Here is the task for the listing below: output exactly the lines from the one containing "Output the Python" through the one containing "count_ticks = [0, 2, 4, 6, 8]", and leave out the pictures.

[start Working data]

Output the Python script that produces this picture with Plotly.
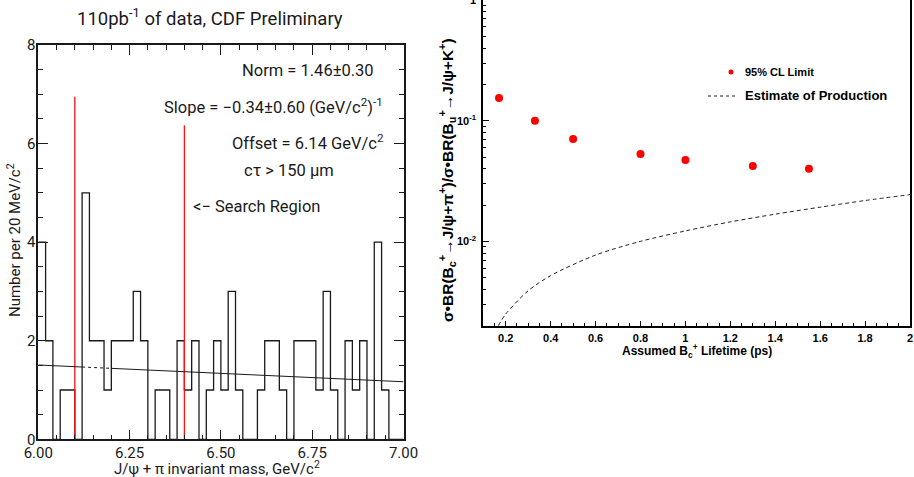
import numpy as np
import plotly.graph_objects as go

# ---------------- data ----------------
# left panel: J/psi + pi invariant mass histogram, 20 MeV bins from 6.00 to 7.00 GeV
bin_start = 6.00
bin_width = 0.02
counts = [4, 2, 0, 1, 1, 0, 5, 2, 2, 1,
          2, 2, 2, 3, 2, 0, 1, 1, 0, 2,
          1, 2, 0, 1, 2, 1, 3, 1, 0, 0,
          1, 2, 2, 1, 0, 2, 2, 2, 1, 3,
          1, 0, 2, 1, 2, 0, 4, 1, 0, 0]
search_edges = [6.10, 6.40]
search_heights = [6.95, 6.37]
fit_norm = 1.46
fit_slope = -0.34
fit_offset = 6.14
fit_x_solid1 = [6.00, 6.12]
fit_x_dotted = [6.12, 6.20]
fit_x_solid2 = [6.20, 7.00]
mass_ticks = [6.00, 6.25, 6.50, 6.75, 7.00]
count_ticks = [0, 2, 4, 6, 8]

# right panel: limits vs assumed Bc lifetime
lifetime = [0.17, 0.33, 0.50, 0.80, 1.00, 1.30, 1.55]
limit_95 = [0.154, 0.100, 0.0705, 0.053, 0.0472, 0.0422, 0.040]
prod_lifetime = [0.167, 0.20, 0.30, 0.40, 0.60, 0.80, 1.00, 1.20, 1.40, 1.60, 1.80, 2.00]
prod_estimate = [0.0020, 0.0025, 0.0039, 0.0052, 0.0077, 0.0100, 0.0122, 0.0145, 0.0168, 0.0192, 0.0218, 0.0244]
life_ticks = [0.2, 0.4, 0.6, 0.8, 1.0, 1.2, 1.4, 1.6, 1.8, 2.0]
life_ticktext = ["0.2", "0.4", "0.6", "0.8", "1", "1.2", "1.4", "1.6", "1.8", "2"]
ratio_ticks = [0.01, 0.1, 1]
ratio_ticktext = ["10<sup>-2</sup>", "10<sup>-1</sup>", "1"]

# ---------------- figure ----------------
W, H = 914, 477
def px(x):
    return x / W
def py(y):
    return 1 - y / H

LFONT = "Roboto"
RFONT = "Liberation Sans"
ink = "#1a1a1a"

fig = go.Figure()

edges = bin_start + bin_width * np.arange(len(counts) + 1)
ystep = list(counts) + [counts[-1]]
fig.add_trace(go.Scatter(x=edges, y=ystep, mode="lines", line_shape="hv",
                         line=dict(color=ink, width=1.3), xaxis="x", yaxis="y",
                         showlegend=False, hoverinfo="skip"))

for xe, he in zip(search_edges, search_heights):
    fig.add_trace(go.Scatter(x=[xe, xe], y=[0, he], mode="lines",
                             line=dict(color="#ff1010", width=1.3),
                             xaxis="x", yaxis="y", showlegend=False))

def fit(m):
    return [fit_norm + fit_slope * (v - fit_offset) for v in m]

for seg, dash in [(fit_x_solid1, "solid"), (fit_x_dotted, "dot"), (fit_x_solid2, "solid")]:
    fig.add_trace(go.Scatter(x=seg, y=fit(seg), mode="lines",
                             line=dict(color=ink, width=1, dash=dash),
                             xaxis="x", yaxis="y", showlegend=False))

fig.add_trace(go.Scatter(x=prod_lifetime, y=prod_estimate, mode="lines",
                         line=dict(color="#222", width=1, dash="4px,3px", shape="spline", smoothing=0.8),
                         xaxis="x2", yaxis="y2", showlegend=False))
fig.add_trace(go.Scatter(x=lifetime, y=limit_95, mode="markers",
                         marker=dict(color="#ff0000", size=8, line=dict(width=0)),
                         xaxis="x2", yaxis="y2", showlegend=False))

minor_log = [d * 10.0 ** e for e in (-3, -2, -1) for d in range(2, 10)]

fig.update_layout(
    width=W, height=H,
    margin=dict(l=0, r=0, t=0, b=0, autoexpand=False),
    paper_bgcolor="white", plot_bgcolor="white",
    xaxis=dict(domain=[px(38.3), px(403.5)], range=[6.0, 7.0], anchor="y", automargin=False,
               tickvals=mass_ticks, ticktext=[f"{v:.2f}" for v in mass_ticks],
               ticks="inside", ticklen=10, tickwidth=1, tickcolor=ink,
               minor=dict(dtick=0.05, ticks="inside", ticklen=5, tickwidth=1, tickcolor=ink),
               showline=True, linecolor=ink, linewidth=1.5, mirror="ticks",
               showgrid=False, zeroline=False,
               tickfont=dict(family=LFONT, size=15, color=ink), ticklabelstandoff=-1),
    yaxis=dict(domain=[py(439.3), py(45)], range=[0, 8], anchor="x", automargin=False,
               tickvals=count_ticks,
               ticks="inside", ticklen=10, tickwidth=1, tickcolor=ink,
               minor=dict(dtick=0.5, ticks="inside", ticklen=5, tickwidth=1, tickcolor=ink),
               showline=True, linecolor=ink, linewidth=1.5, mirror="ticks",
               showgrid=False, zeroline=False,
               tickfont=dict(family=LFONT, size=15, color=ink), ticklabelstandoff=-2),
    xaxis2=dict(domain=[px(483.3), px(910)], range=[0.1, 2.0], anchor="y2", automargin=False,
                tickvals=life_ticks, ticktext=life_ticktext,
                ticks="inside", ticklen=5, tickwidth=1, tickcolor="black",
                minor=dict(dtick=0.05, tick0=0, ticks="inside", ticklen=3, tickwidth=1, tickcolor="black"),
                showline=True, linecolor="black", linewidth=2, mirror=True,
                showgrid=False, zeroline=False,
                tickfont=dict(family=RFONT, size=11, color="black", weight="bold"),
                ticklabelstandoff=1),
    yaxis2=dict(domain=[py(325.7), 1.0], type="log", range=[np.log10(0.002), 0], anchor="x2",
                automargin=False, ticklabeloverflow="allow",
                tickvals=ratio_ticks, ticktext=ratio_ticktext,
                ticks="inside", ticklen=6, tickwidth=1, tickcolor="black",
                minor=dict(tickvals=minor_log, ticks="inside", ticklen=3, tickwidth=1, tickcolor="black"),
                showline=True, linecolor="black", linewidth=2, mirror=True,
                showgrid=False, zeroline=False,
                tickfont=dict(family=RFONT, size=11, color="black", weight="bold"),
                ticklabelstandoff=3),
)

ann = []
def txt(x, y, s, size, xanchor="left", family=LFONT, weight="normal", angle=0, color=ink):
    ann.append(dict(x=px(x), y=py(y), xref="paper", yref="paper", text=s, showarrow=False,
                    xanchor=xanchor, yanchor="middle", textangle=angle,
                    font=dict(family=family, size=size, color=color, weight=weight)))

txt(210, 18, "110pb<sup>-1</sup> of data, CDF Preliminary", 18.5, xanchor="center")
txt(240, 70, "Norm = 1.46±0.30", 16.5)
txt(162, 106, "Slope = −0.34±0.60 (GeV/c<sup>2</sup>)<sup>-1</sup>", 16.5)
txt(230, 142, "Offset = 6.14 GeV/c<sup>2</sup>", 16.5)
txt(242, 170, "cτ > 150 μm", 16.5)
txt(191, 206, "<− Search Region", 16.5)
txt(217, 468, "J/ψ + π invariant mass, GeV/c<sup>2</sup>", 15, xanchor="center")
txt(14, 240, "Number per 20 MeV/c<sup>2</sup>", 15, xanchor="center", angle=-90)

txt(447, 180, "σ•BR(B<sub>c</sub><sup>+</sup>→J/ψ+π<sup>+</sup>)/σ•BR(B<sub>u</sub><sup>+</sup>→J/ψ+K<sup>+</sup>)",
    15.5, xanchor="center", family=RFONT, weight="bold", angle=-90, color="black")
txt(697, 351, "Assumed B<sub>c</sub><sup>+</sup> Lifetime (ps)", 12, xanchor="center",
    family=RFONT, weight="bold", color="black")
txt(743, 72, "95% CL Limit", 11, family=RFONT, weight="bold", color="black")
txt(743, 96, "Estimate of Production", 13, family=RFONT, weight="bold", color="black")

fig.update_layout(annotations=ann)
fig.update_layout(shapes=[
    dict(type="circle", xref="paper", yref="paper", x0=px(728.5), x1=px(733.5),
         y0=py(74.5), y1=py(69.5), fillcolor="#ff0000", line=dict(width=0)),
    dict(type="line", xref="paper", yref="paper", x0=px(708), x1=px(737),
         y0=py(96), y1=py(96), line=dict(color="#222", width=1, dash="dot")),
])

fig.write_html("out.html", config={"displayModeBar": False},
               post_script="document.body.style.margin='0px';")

[end Working data]
[start Working data]

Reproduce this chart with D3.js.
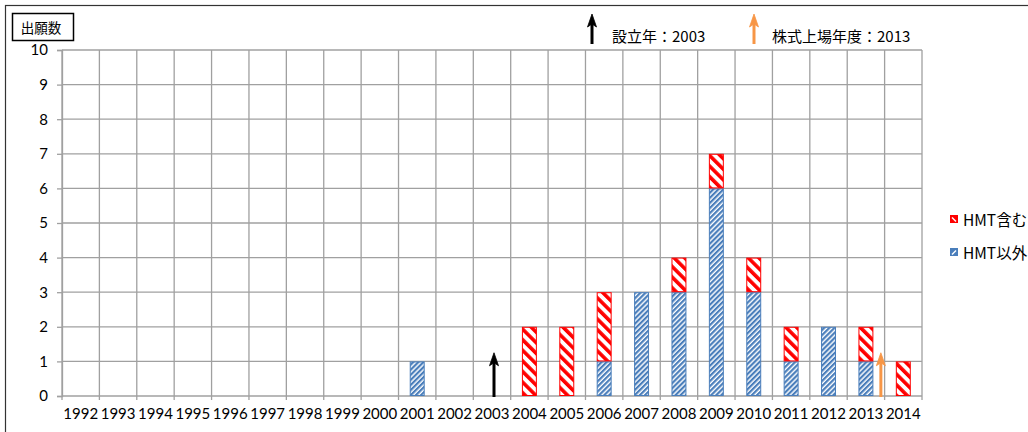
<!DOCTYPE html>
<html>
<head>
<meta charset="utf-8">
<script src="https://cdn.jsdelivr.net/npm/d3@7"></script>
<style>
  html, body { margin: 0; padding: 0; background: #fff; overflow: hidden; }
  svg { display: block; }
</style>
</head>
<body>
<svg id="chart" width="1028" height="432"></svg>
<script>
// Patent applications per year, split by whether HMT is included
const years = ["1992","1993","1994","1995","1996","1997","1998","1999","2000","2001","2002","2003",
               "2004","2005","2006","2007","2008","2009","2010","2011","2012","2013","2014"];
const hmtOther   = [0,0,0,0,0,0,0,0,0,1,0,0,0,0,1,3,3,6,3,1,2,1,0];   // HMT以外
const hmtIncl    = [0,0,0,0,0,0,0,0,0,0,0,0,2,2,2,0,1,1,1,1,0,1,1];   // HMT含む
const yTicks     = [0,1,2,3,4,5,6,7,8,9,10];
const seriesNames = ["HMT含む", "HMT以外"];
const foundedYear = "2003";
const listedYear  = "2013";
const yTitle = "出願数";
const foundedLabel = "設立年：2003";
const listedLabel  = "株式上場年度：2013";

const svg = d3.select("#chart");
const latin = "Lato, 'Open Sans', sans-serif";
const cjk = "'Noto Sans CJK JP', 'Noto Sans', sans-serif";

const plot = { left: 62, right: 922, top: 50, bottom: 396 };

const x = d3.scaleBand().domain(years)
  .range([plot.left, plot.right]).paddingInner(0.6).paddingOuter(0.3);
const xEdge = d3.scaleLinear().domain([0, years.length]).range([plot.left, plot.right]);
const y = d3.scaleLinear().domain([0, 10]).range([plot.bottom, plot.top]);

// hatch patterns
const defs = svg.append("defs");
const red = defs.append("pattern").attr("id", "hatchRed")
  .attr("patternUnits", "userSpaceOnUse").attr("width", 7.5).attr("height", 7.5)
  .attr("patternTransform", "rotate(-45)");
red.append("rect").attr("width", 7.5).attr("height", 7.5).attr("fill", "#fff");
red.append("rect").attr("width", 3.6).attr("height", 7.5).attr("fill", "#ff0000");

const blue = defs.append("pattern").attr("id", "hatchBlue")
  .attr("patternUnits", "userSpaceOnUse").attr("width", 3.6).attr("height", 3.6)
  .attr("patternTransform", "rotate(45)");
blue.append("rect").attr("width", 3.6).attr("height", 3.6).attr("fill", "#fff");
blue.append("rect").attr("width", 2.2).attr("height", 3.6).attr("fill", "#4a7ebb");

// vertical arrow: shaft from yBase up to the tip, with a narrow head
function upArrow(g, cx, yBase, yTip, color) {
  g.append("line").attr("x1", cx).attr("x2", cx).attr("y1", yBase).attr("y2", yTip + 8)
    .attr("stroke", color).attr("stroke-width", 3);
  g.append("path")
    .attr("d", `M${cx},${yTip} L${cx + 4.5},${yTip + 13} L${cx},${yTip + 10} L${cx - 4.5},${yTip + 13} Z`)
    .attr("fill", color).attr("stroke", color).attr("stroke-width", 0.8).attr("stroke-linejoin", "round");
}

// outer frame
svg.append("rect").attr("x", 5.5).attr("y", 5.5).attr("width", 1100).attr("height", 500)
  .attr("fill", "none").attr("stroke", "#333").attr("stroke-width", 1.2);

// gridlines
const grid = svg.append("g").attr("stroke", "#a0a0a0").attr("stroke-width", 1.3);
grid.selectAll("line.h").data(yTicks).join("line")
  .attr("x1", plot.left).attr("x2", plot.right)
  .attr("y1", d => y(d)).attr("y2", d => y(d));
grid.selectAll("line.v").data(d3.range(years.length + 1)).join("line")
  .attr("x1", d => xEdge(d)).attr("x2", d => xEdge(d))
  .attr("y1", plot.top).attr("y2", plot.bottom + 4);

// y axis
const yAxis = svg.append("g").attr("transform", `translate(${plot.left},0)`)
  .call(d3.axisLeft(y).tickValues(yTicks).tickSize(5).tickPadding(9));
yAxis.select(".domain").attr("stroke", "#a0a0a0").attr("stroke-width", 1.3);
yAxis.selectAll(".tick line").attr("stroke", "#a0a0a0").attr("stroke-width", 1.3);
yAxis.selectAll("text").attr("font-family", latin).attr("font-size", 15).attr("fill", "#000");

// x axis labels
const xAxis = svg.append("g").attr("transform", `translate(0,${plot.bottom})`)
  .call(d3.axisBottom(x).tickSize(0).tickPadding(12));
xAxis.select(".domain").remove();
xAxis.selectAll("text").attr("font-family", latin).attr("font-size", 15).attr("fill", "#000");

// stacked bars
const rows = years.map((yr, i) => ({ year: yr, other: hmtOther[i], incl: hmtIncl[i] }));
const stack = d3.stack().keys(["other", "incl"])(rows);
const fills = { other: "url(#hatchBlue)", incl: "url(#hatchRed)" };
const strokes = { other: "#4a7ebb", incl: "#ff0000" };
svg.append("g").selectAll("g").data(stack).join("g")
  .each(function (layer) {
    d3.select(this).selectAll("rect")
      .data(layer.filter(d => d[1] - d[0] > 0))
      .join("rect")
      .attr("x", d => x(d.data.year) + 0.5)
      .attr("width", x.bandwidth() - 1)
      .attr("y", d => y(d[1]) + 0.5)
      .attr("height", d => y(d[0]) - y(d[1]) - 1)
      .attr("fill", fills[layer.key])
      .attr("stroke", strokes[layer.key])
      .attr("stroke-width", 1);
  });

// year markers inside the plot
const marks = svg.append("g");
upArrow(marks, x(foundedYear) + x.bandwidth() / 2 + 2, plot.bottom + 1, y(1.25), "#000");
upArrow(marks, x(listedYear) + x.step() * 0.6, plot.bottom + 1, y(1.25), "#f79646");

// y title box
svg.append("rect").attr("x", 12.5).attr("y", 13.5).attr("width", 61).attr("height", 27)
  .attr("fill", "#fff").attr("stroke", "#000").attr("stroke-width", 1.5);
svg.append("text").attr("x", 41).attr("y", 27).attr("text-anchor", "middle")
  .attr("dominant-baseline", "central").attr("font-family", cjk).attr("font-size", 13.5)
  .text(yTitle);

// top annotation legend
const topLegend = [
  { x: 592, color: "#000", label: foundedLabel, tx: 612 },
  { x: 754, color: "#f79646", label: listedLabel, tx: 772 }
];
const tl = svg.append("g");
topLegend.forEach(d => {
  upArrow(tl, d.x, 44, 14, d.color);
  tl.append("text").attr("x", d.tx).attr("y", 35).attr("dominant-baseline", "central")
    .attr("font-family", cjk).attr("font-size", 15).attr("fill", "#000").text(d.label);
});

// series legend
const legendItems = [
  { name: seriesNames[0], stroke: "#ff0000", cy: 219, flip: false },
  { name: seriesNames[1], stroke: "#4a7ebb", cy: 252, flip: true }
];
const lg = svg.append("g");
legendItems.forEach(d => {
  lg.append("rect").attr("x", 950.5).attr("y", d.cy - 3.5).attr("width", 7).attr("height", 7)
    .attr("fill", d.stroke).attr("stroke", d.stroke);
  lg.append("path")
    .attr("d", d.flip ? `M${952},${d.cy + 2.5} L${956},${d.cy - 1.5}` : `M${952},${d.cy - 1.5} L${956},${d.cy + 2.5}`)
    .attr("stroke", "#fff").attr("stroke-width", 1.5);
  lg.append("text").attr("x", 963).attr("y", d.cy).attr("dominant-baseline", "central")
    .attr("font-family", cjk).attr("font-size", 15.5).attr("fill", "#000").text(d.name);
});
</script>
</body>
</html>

[end Working data]

[Written answer]
Output the Python script that produces this picture with Plotly.
import numpy as np
import plotly.graph_objects as go

# ---------------- data ----------------
# left panel: J/psi + pi invariant mass histogram, 20 MeV bins from 6.00 to 7.00 GeV
bin_start = 6.00
bin_width = 0.02
counts = [4, 2, 0, 1, 1, 0, 5, 2, 2, 1,
          2, 2, 2, 3, 2, 0, 1, 1, 0, 2,
          1, 2, 0, 1, 2, 1, 3, 1, 0, 0,
          1, 2, 2, 1, 0, 2, 2, 2, 1, 3,
          1, 0, 2, 1, 2, 0, 4, 1, 0, 0]
search_edges = [6.10, 6.40]
search_heights = [6.95, 6.37]
fit_norm = 1.46
fit_slope = -0.34
fit_offset = 6.14
fit_x_solid1 = [6.00, 6.12]
fit_x_dotted = [6.12, 6.20]
fit_x_solid2 = [6.20, 7.00]
mass_ticks = [6.00, 6.25, 6.50, 6.75, 7.00]
count_ticks = [0, 2, 4, 6, 8]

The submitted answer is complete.